On Behalf of | Sep 6, 2012 | Sex Crimes |

The law in Tennessee forbids registered sex offenders from living within 1,000 feet of any school in the state. Recently, a man who is a registered sex offender due to a previous sex crimes conviction was arrested for allegedly breaking that law by living 42 feet from a middle school. The man is listed on Tennessee’s Sex Offender Registry because of a 2004 guilty plea for attempted sexual battery of a 6-year-old.

A laser range finder was used by investigators to determine how close he was living to the middle school. There are no allegations that the man harmed any children at the school, but investigators said he should not have been living so close to the school. The man was also charged with failing to check in with officials as he was required to do. His bond has been set at $10,000, and he is due in court in early September.

Being required to register as a sex offender seriously affects a person’s life. The requirements are different, however, depending on whether a person is classified as a violent sexual offender or not. A “violent sexual offender” is any person convicted of a violent sexual offense as defined by Tennessee law. Violent sexual offenders must remain registered as such for the rest of their lives, whereas other sexual offenders may be able to be taken off the registry if they have not re-offended and have complied with the registry’s requirements for 10 years.

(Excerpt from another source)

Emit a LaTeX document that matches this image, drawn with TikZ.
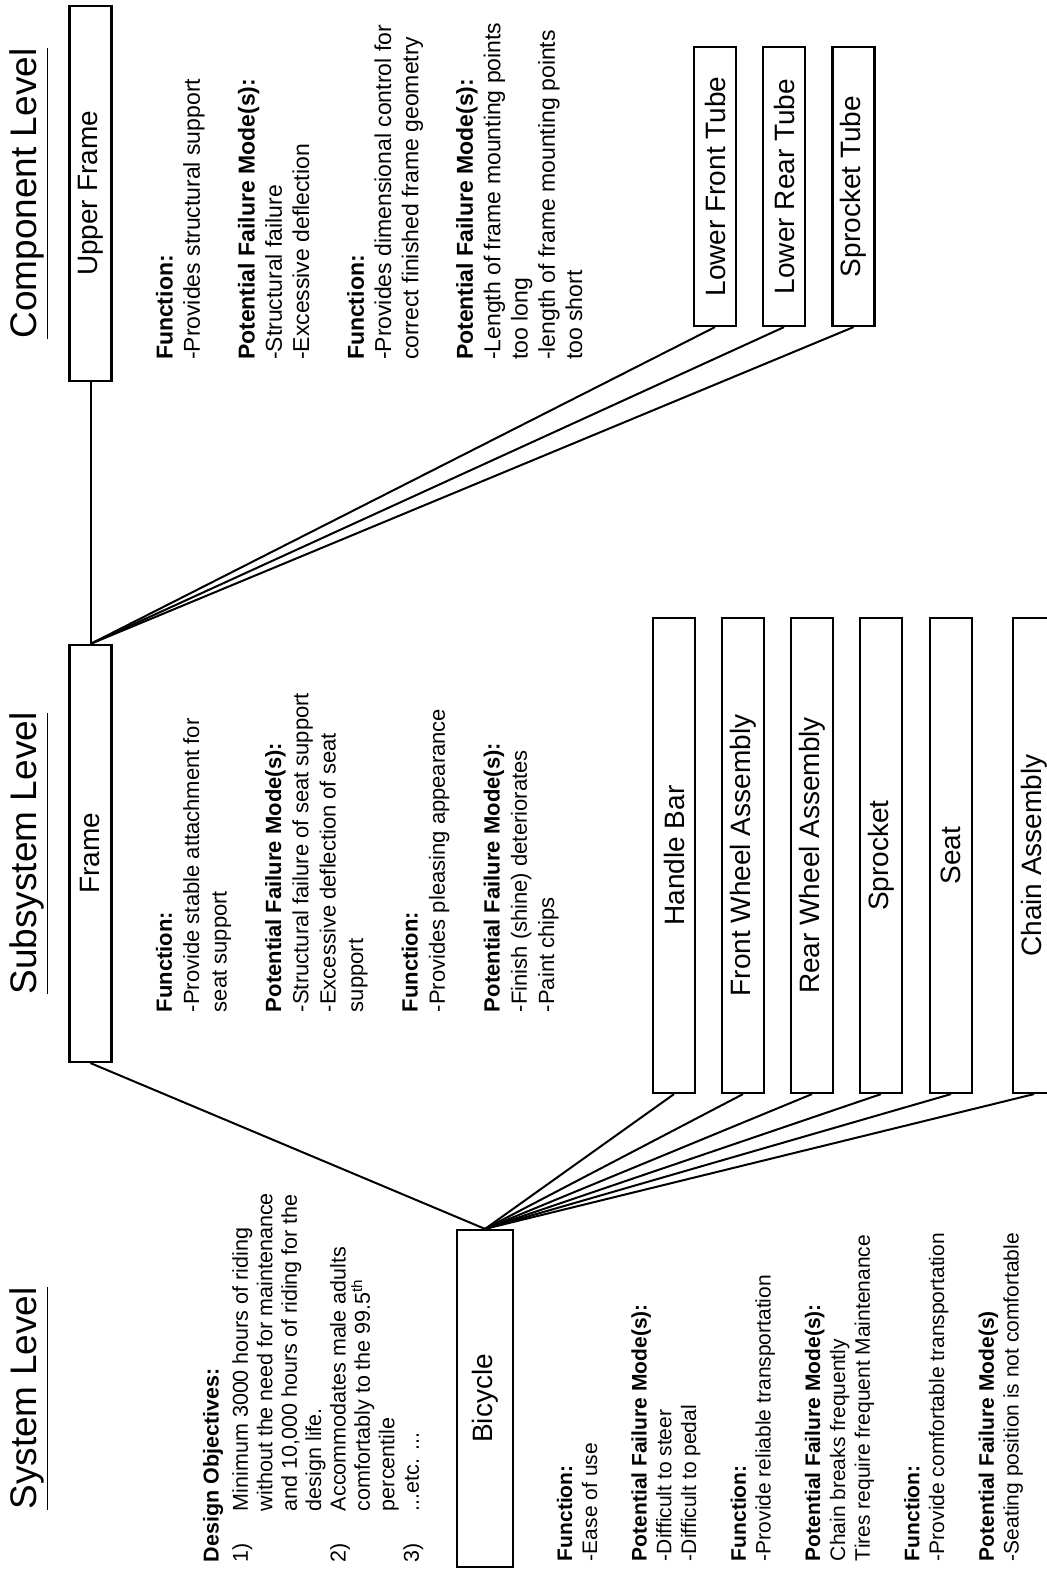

Sex offenders are required to report every year around the time of their birthday, but there are more strict demands on violent sexual offenders, who must report quarterly during the months of September, December, March and June.

Sex offender registry requirements are serious, and charges of failure to follow them correctly could seriously impact a person’s life and professional career. Consultation with an attorney can help clarify whether certain actions may be construed as a violation of the registry, and can help protect one’s rights when an aggressive prosecution seeks to portray an innocent mistake as something done with the intent to re-offend.